Skip the pictures and repeat each line of the data exactly.

>> start GIVEN INFORMATION

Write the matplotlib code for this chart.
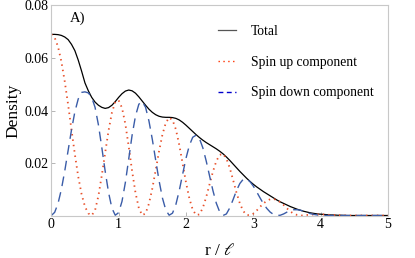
import numpy as np
import matplotlib
matplotlib.use("Agg")
import matplotlib.pyplot as plt
from matplotlib.lines import Line2D

# radial coordinate r / l (grid)
r = [0.00, 0.05, 0.10, 0.15, 0.20, 0.25, 0.30, 0.35, 0.40, 0.45,
     0.50, 0.55, 0.60, 0.65, 0.70, 0.75, 0.80, 0.85, 0.90, 0.95,
     1.00, 1.05, 1.10, 1.15, 1.20, 1.25, 1.30, 1.35, 1.40, 1.45,
     1.50, 1.55, 1.60, 1.65, 1.70, 1.75, 1.80, 1.85, 1.90, 1.95,
     2.00, 2.05, 2.10, 2.15, 2.20, 2.25, 2.30, 2.35, 2.40, 2.45,
     2.50, 2.55, 2.60, 2.65, 2.70, 2.75, 2.80, 2.85, 2.90, 2.95,
     3.00, 3.05, 3.10, 3.15, 3.20, 3.25, 3.30, 3.35, 3.40, 3.45,
     3.50, 3.55, 3.60, 3.65, 3.70, 3.75, 3.80, 3.85, 3.90, 3.95,
     4.00, 4.05, 4.10, 4.15, 4.20, 4.25, 4.30, 4.40, 4.60, 4.80, 5.00]

total = [0.0690, 0.0690, 0.0689, 0.0686, 0.0680, 0.0670, 0.0652, 0.0628, 0.0592, 0.0550,
         0.0505, 0.0475, 0.0450, 0.0432, 0.0420, 0.0412, 0.0408, 0.0411, 0.0420, 0.0434,
         0.0450, 0.0464, 0.0474, 0.0478, 0.0475, 0.0466, 0.0452, 0.0436, 0.0420, 0.0405,
         0.0393, 0.0384, 0.0378, 0.0375, 0.0374, 0.0374, 0.0373, 0.0370, 0.0364, 0.0355,
         0.0344, 0.0332, 0.0320, 0.0308, 0.0297, 0.0287, 0.0278, 0.0270, 0.0262, 0.0254,
         0.0245, 0.0235, 0.0223, 0.0210, 0.0196, 0.0182, 0.0168, 0.0155, 0.0142, 0.0130,
         0.0119, 0.0109, 0.0100, 0.0091, 0.0083, 0.0075, 0.0067, 0.0059, 0.0052, 0.0046,
         0.0040, 0.0034, 0.0029, 0.0024, 0.0020, 0.0016, 0.0013, 0.0010, 0.0008, 0.0006,
         0.0005, 0.0004, 0.0003, 0.0002, 0.0002, 0.0001, 0.0001, 0.0000, 0.0000, 0.0000, 0.0000]

spin_up = [0.0690, 0.0678, 0.0643, 0.0586, 0.0510, 0.0422, 0.0326, 0.0233, 0.0148, 0.0081,
           0.0034, 0.0008, 0.0000, 0.0020, 0.0075, 0.0153, 0.0239, 0.0323, 0.0392, 0.0433,
           0.0439, 0.0410, 0.0348, 0.0262, 0.0169, 0.0087, 0.0028, 0.0001, 0.0008, 0.0045,
           0.0103, 0.0173, 0.0245, 0.0308, 0.0353, 0.0373, 0.0364, 0.0328, 0.0269, 0.0198,
           0.0126, 0.0065, 0.0022, 0.0002, 0.0004, 0.0029, 0.0070, 0.0119, 0.0167, 0.0207,
           0.0231, 0.0235, 0.0217, 0.0181, 0.0135, 0.0087, 0.0046, 0.0017, 0.0002, 0.0001,
           0.0007, 0.0019, 0.0033, 0.0046, 0.0056, 0.0062, 0.0063, 0.0059, 0.0051, 0.0040,
           0.0027, 0.0015, 0.0007, 0.0002, 0.0000, 0.0000, 0.0002, 0.0003, 0.0004, 0.0004,
           0.0004, 0.0004, 0.0003, 0.0002, 0.0002, 0.0001, 0.0001, 0.0000, 0.0000, 0.0000, 0.0000]

spin_down = [0.0000, 0.0012, 0.0046, 0.0100, 0.0170, 0.0248, 0.0326, 0.0395, 0.0444, 0.0469,
             0.0471, 0.0467, 0.0450, 0.0412, 0.0345, 0.0259, 0.0169, 0.0088, 0.0028, 0.0001,
             0.0011, 0.0054, 0.0126, 0.0216, 0.0306, 0.0379, 0.0424, 0.0435, 0.0412, 0.0360,
             0.0290, 0.0211, 0.0133, 0.0067, 0.0021, 0.0001, 0.0009, 0.0042, 0.0095, 0.0157,
             0.0218, 0.0267, 0.0298, 0.0306, 0.0293, 0.0258, 0.0208, 0.0151, 0.0095, 0.0047,
             0.0014, 0.0000, 0.0006, 0.0029, 0.0061, 0.0095, 0.0122, 0.0138, 0.0140, 0.0129,
             0.0112, 0.0090, 0.0067, 0.0045, 0.0027, 0.0013, 0.0004, 0.0000, 0.0001, 0.0006,
             0.0013, 0.0019, 0.0022, 0.0022, 0.0020, 0.0016, 0.0011, 0.0007, 0.0004, 0.0002,
             0.0001, 0.0000, 0.0000, 0.0000, 0.0000, 0.0000, 0.0000, 0.0000, 0.0000, 0.0000, 0.0000]

x_ticks = [0, 1, 2, 3, 4, 5]
y_ticks = [0.02, 0.04, 0.06, 0.08]
y_ticklabels = ["0.02", "0.04", "0.06", "0.08"]
labels = ["Total", "Spin up component", "Spin down component"]

plt.rcParams["font.family"] = ["Liberation Serif", "DejaVu Serif"]
plt.rcParams["mathtext.fontset"] = "stix"

fig = plt.figure(figsize=(4.15, 2.58), dpi=100)
ax = fig.add_axes([0.1236, 0.1647, 0.8114, 0.8140])

ax.plot(r, total, color="black", lw=0.9)
ax.plot(r, spin_up, color="#e8502a", lw=1.3, linestyle=(0, (0.8, 2.2)))
ax.plot(r, spin_down, color="#3a5ca8", lw=1.0, linestyle=(0, (7, 4.5)))

ax.set_xlim(0, 5)
ax.set_ylim(0, 0.08)
ax.set_xticks(x_ticks)
ax.set_xticklabels([str(t) for t in x_ticks])
ax.set_yticks(y_ticks)
ax.set_yticklabels(y_ticklabels)
ax.tick_params(direction="in", length=3, width=0.6, color="#aaaaaa", labelsize=10, pad=2)
for s in ax.spines.values():
    s.set_color("#c8c8c8")
    s.set_linewidth(0.8)

ax.set_xlabel(r"r / $\ell$", fontsize=12.5)
ax.set_ylabel("Density", fontsize=12.5)
ax.yaxis.set_label_coords(-0.088, 0.5)
ax.xaxis.set_label_coords(0.5, -0.13)
ax.text(0.27, 0.0752, "A)", fontsize=10.5, va="center")

# legend keys as in the original (short gray line, red dots, blue dashes)
keys = [Line2D([], [], color="#555555", lw=0.9),
        Line2D([], [], color="#ff3300", lw=1.0, linestyle=(0, (1, 2.5))),
        Line2D([], [], color="#0000cc", lw=1.0, linestyle=(0, (3.5, 2.5)))]
ax.legend(keys, labels, loc="upper left", bbox_to_anchor=(0.475, 0.94),
          frameon=False, fontsize=9.8, handlelength=1.3, handletextpad=1.1,
          labelspacing=1.3, borderpad=0)

fig.savefig("out.png", dpi=100)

>> end GIVEN INFORMATION

== SOLUTION TO THIS EXERCISE ==
Write the matplotlib code for this chart.
import numpy as np
import matplotlib
matplotlib.use("Agg")
import matplotlib.pyplot as plt
from matplotlib.lines import Line2D

# radial coordinate r / l (grid)
r = [0.00, 0.05, 0.10, 0.15, 0.20, 0.25, 0.30, 0.35, 0.40, 0.45,
     0.50, 0.55, 0.60, 0.65, 0.70, 0.75, 0.80, 0.85, 0.90, 0.95,
     1.00, 1.05, 1.10, 1.15, 1.20, 1.25, 1.30, 1.35, 1.40, 1.45,
     1.50, 1.55, 1.60, 1.65, 1.70, 1.75, 1.80, 1.85, 1.90, 1.95,
     2.00, 2.05, 2.10, 2.15, 2.20, 2.25, 2.30, 2.35, 2.40, 2.45,
     2.50, 2.55, 2.60, 2.65, 2.70, 2.75, 2.80, 2.85, 2.90, 2.95,
     3.00, 3.05, 3.10, 3.15, 3.20, 3.25, 3.30, 3.35, 3.40, 3.45,
     3.50, 3.55, 3.60, 3.65, 3.70, 3.75, 3.80, 3.85, 3.90, 3.95,
     4.00, 4.05, 4.10, 4.15, 4.20, 4.25, 4.30, 4.40, 4.60, 4.80, 5.00]

total = [0.0690, 0.0690, 0.0689, 0.0686, 0.0680, 0.0670, 0.0652, 0.0628, 0.0592, 0.0550,
         0.0505, 0.0475, 0.0450, 0.0432, 0.0420, 0.0412, 0.0408, 0.0411, 0.0420, 0.0434,
         0.0450, 0.0464, 0.0474, 0.0478, 0.0475, 0.0466, 0.0452, 0.0436, 0.0420, 0.0405,
         0.0393, 0.0384, 0.0378, 0.0375, 0.0374, 0.0374, 0.0373, 0.0370, 0.0364, 0.0355,
         0.0344, 0.0332, 0.0320, 0.0308, 0.0297, 0.0287, 0.0278, 0.0270, 0.0262, 0.0254,
         0.0245, 0.0235, 0.0223, 0.0210, 0.0196, 0.0182, 0.0168, 0.0155, 0.0142, 0.0130,
         0.0119, 0.0109, 0.0100, 0.0091, 0.0083, 0.0075, 0.0067, 0.0059, 0.0052, 0.0046,
         0.0040, 0.0034, 0.0029, 0.0024, 0.0020, 0.0016, 0.0013, 0.0010, 0.0008, 0.0006,
         0.0005, 0.0004, 0.0003, 0.0002, 0.0002, 0.0001, 0.0001, 0.0000, 0.0000, 0.0000, 0.0000]

spin_up = [0.0690, 0.0678, 0.0643, 0.0586, 0.0510, 0.0422, 0.0326, 0.0233, 0.0148, 0.0081,
           0.0034, 0.0008, 0.0000, 0.0020, 0.0075, 0.0153, 0.0239, 0.0323, 0.0392, 0.0433,
           0.0439, 0.0410, 0.0348, 0.0262, 0.0169, 0.0087, 0.0028, 0.0001, 0.0008, 0.0045,
           0.0103, 0.0173, 0.0245, 0.0308, 0.0353, 0.0373, 0.0364, 0.0328, 0.0269, 0.0198,
           0.0126, 0.0065, 0.0022, 0.0002, 0.0004, 0.0029, 0.0070, 0.0119, 0.0167, 0.0207,
           0.0231, 0.0235, 0.0217, 0.0181, 0.0135, 0.0087, 0.0046, 0.0017, 0.0002, 0.0001,
           0.0007, 0.0019, 0.0033, 0.0046, 0.0056, 0.0062, 0.0063, 0.0059, 0.0051, 0.0040,
           0.0027, 0.0015, 0.0007, 0.0002, 0.0000, 0.0000, 0.0002, 0.0003, 0.0004, 0.0004,
           0.0004, 0.0004, 0.0003, 0.0002, 0.0002, 0.0001, 0.0001, 0.0000, 0.0000, 0.0000, 0.0000]

spin_down = [0.0000, 0.0012, 0.0046, 0.0100, 0.0170, 0.0248, 0.0326, 0.0395, 0.0444, 0.0469,
             0.0471, 0.0467, 0.0450, 0.0412, 0.0345, 0.0259, 0.0169, 0.0088, 0.0028, 0.0001,
             0.0011, 0.0054, 0.0126, 0.0216, 0.0306, 0.0379, 0.0424, 0.0435, 0.0412, 0.0360,
             0.0290, 0.0211, 0.0133, 0.0067, 0.0021, 0.0001, 0.0009, 0.0042, 0.0095, 0.0157,
             0.0218, 0.0267, 0.0298, 0.0306, 0.0293, 0.0258, 0.0208, 0.0151, 0.0095, 0.0047,
             0.0014, 0.0000, 0.0006, 0.0029, 0.0061, 0.0095, 0.0122, 0.0138, 0.0140, 0.0129,
             0.0112, 0.0090, 0.0067, 0.0045, 0.0027, 0.0013, 0.0004, 0.0000, 0.0001, 0.0006,
             0.0013, 0.0019, 0.0022, 0.0022, 0.0020, 0.0016, 0.0011, 0.0007, 0.0004, 0.0002,
             0.0001, 0.0000, 0.0000, 0.0000, 0.0000, 0.0000, 0.0000, 0.0000, 0.0000, 0.0000, 0.0000]

x_ticks = [0, 1, 2, 3, 4, 5]
y_ticks = [0.02, 0.04, 0.06, 0.08]
y_ticklabels = ["0.02", "0.04", "0.06", "0.08"]
labels = ["Total", "Spin up component", "Spin down component"]

plt.rcParams["font.family"] = ["Liberation Serif", "DejaVu Serif"]
plt.rcParams["mathtext.fontset"] = "stix"

fig = plt.figure(figsize=(4.15, 2.58), dpi=100)
ax = fig.add_axes([0.1236, 0.1647, 0.8114, 0.8140])

ax.plot(r, total, color="black", lw=0.9)
ax.plot(r, spin_up, color="#e8502a", lw=1.3, linestyle=(0, (0.8, 2.2)))
ax.plot(r, spin_down, color="#3a5ca8", lw=1.0, linestyle=(0, (7, 4.5)))

ax.set_xlim(0, 5)
ax.set_ylim(0, 0.08)
ax.set_xticks(x_ticks)
ax.set_xticklabels([str(t) for t in x_ticks])
ax.set_yticks(y_ticks)
ax.set_yticklabels(y_ticklabels)
ax.tick_params(direction="in", length=3, width=0.6, color="#aaaaaa", labelsize=10, pad=2)
for s in ax.spines.values():
    s.set_color("#c8c8c8")
    s.set_linewidth(0.8)

ax.set_xlabel(r"r / $\ell$", fontsize=12.5)
ax.set_ylabel("Density", fontsize=12.5)
ax.yaxis.set_label_coords(-0.088, 0.5)
ax.xaxis.set_label_coords(0.5, -0.13)
ax.text(0.27, 0.0752, "A)", fontsize=10.5, va="center")

# legend keys as in the original (short gray line, red dots, blue dashes)
keys = [Line2D([], [], color="#555555", lw=0.9),
        Line2D([], [], color="#ff3300", lw=1.0, linestyle=(0, (1, 2.5))),
        Line2D([], [], color="#0000cc", lw=1.0, linestyle=(0, (3.5, 2.5)))]
ax.legend(keys, labels, loc="upper left", bbox_to_anchor=(0.475, 0.94),
          frameon=False, fontsize=9.8, handlelength=1.3, handletextpad=1.1,
          labelspacing=1.3, borderpad=0)

fig.savefig("out.png", dpi=100)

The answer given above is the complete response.